Encher a geladeira nova ainda é um sonho, e para realizá-lo, há pessoas que continuam pegando resto de comida em lixos de condomínios – dias de terça, quarta e sexta-feira, Dona Rute, moradora do Capão Redondo, fica até 2h da madrugada vasculhando lixos em busca de materiais recicláveis, e torcendo para achar comida. Adolescentes estão olhando carros nas feiras de rua para ajudar no orçamento da família – nas pontas das feiras, há sempre jovens esperando um veículo encostar para dar uma olhada. 
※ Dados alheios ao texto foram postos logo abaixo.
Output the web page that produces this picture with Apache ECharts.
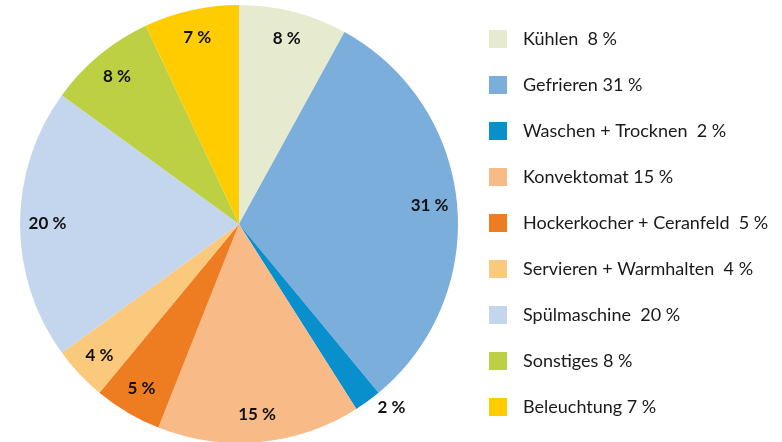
<!DOCTYPE html>
<html>
<head>
<meta charset="utf-8">
<script src="https://cdn.jsdelivr.net/npm/echarts@6/dist/echarts.min.js"></script>
<style>
  html, body { margin: 0; padding: 0; background: #fff; }
  #chart { width: 782px; height: 442px; }
</style>
</head>
<body>
<div id="chart"></div>
<script>
const categories = ['Kühlen', 'Gefrieren', 'Waschen + Trocknen', 'Konvektomat', 'Hockerkocher + Ceranfeld',
  'Servieren + Warmhalten', 'Spülmaschine', 'Sonstiges', 'Beleuchtung'];
const shares = [8, 31, 2, 15, 5, 4, 20, 8, 7];
const legendGap = ['  ', ' ', '  ', ' ', '  ', '  ', '  ', ' ', ' '];
const colors = ['#e6ebcf', '#7baedb', '#0a8fcd', '#f8ba86', '#ee7d22', '#fbc97c', '#c3d6ee', '#bdcf42', '#ffcc00'];

const chart = echarts.init(document.getElementById('chart'));

const pieData = categories.map((name, i) => ({
  name: name,
  value: shares[i],
  itemStyle: { color: colors[i] }
}));

// transparent ring on top, only used to place the labels near the rim
const labelData = categories.map((name, i) => ({
  name: name,
  value: shares[i],
  label: shares[i] < 3 ? { position: 'outside' } : { position: 'inside' }
}));

const options = {
  animation: false,
  legend: {
    orient: 'vertical',
    left: 489,
    top: 30,
    padding: 0,
    itemWidth: 18,
    itemHeight: 18,
    itemGap: 28,
    icon: 'rect',
    selectedMode: false,
    data: categories,
    formatter: (name) => {
      const i = categories.indexOf(name);
      return name + legendGap[i] + shares[i] + ' %';
    },
    textStyle: {
      fontFamily: 'Lato',
      fontSize: 18,
      color: '#1a1a1a',
      padding: [0, 0, 0, 11]
    }
  },
  series: [
    {
      type: 'pie',
      center: [239, 224],
      radius: [0, 219],
      startAngle: 90,
      clockwise: true,
      silent: true,
      label: { show: false },
      labelLine: { show: false },
      data: pieData
    },
    {
      type: 'pie',
      center: [239, 224],
      radius: [158, 219],
      startAngle: 90,
      clockwise: true,
      silent: true,
      itemStyle: { color: 'rgba(0,0,0,0)' },
      label: {
        show: true,
        formatter: '{c} %',
        fontFamily: 'Lato',
        fontWeight: 'bold',
        fontSize: 17,
        color: '#111'
      },
      labelLine: { show: false, length: 8, length2: 0 },
      data: labelData
    }
  ]
};

chart.setOption(options);
</script>
</body>
</html>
Pessoas ainda estão morando em áreas de mananciais e de risco – haja vista as ocupações em regiões da represa Guarapiranga e Billings.
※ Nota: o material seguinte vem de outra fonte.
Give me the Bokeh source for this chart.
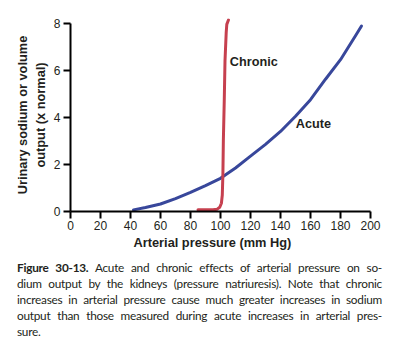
from bokeh.plotting import figure
from bokeh.models import Range1d, FixedTicker, Title, Div, ColumnDataSource
from bokeh.layouts import column
from bokeh.core.properties import value
from bokeh.embed import file_html
from bokeh.resources import INLINE

# Arterial pressure (mm Hg) vs urinary sodium output (x normal)
acute_pressure = [42, 50, 60, 70, 80, 90, 100, 110, 120, 130, 140, 150, 160, 170, 180, 190, 194]
acute_output = [0.07, 0.17, 0.32, 0.55, 0.81, 1.10, 1.41, 1.85, 2.35, 2.85, 3.40, 4.05, 4.75, 5.62, 6.45, 7.47, 7.88]

chronic_pressure = [85, 95, 97.8, 99.5, 100.6, 101.2, 101.6, 101.9, 102.5, 103.0, 103.8, 104.2, 105.3]
chronic_output = [0.07, 0.07, 0.10, 0.18, 0.35, 0.70, 1.60, 3.00, 4.70, 6.40, 7.60, 7.95, 8.14]

x_ticks = [0, 20, 40, 60, 80, 100, 120, 140, 160, 180, 200]
y_ticks = [0, 2, 4, 6, 8]

series_labels = ["Chronic", "Acute"]
label_x = [106.2, 150.2]
label_y = [6.36, 3.70]

caption_lines = [
    "<b>Figure 30-13.</b> Acute and chronic effects of arterial pressure on so-",
    "dium output by the kidneys (pressure natriuresis). Note that chronic",
    "increases in arterial pressure cause much greater increases in sodium",
    "output than those measured during acute increases in arterial pres-",
    "sure.",
]

FONT = "Liberation Sans"
INK = "#231f20"
BLUE = "#38479b"
RED = "#c6404f"

p = figure(
    width=393, height=252,
    x_range=Range1d(0, 200), y_range=Range1d(0, 8.2),
    min_border_left=70, min_border_right=23, min_border_top=18, min_border_bottom=41,
    output_backend="svg", toolbar_location=None,
)
p.outline_line_color = None
p.grid.visible = False
p.background_fill_color = "white"
p.border_fill_color = "white"

p.line(acute_pressure, acute_output, line_color=BLUE, line_width=3, line_cap="round", line_join="round")
p.line(chronic_pressure, chronic_output, line_color=RED, line_width=3, line_cap="round", line_join="round")

src = ColumnDataSource(dict(x=label_x, y=label_y, t=series_labels))
p.text("x", "y", text="t", source=src, text_font=value(FONT), text_font_style="bold",
       text_font_size="12.7px", text_baseline="middle", text_align="left", text_color=INK)

for ax in (p.xaxis[0], p.yaxis[0]):
    ax.axis_line_width = 2
    ax.axis_line_color = "black"
    ax.major_tick_line_width = 2
    ax.major_tick_line_color = "black"
    ax.major_tick_out = 7
    ax.major_tick_in = 0
    ax.minor_tick_line_color = None
    ax.major_label_text_font = FONT
    ax.major_label_text_font_size = "12px"
    ax.major_label_text_color = INK

p.xaxis.ticker = FixedTicker(ticks=x_ticks)
p.yaxis.ticker = FixedTicker(ticks=y_ticks)
p.xaxis.bounds = (0, 200)
p.yaxis.bounds = (0, 8)
p.xaxis.major_label_standoff = 2
p.yaxis.major_label_standoff = 3

p.yaxis.axis_label = "Urinary sodium or volume\noutput (x normal)"
p.yaxis.axis_label_text_font = FONT
p.yaxis.axis_label_text_font_style = "bold"
p.yaxis.axis_label_text_font_size = "12.8px"
p.yaxis.axis_label_text_color = INK
p.yaxis.axis_label_standoff = 3

xtitle = Title(text="Arterial pressure (mm Hg)", align="left", offset=63, standoff=0,
               text_font=FONT, text_font_style="bold", text_font_size="12.8px", text_color=INK)
p.add_layout(xtitle, "below")

line_html = []
for i, ln in enumerate(caption_lines):
    last = i == len(caption_lines) - 1
    style = "text-align:left;" if last else "text-align:justify;text-align-last:justify;"
    line_html.append(f'<div style="{style}">{ln}</div>')

caption = Div(
    text=(
        '<div style="font-family:Lato;font-size:11.8px;letter-spacing:-0.25px;line-height:16px;'
        'color:#231f20;width:377px;padding:3px 0 0 12px;">' + "".join(line_html) + "</div>"
    ),
    width=393, height=96,
)

layout = column(p, caption, spacing=0)

open("out.html", "w").write(file_html(layout, INLINE))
 O crescimento desordenado continua. A juventude periférica ainda é tratada com preconceitos e vem sendo exterminada com o aval do governo – segundo a Secretaria de Segurança Pública, mais de 500 jovens foram assassinados em 2012. Há comunidades onde não tem saneamento básico – como o bairro Chácara Bandeirantes, distrito do Jardim Ângela.


É de extrema crueldade maquiar fatos tão importantes sobre a vida em favelas do Brasil. Pois é necessária a presença dos governos nas comunidades para executar políticas públicas de segurança, educação, cultura, saúde e lazer. Não dá para ficar à mercê do "jeitinho brasileiro". Não é saudável acordar sentindo cheiro de esgoto, viver em uma casa que a qualquer momento pode desmoronar, dividir espaço com ratos, demorar três horas para chegar a um subemprego. 

A periferia não pode aceitar o discurso mentiroso sobre a nova classe média. Não tem como ignorar o fato de que a educação é um negócio, que é importante ter um sistema público educacional ruim para favorecer o mercado da rede particular de ensino (o mesmo vale para o sistema público de saúde). 

Ninguém está falando de uma elite que explora 80% da população. Mentiras não devem ser transformadas em verdades: a nova classe média é utópica.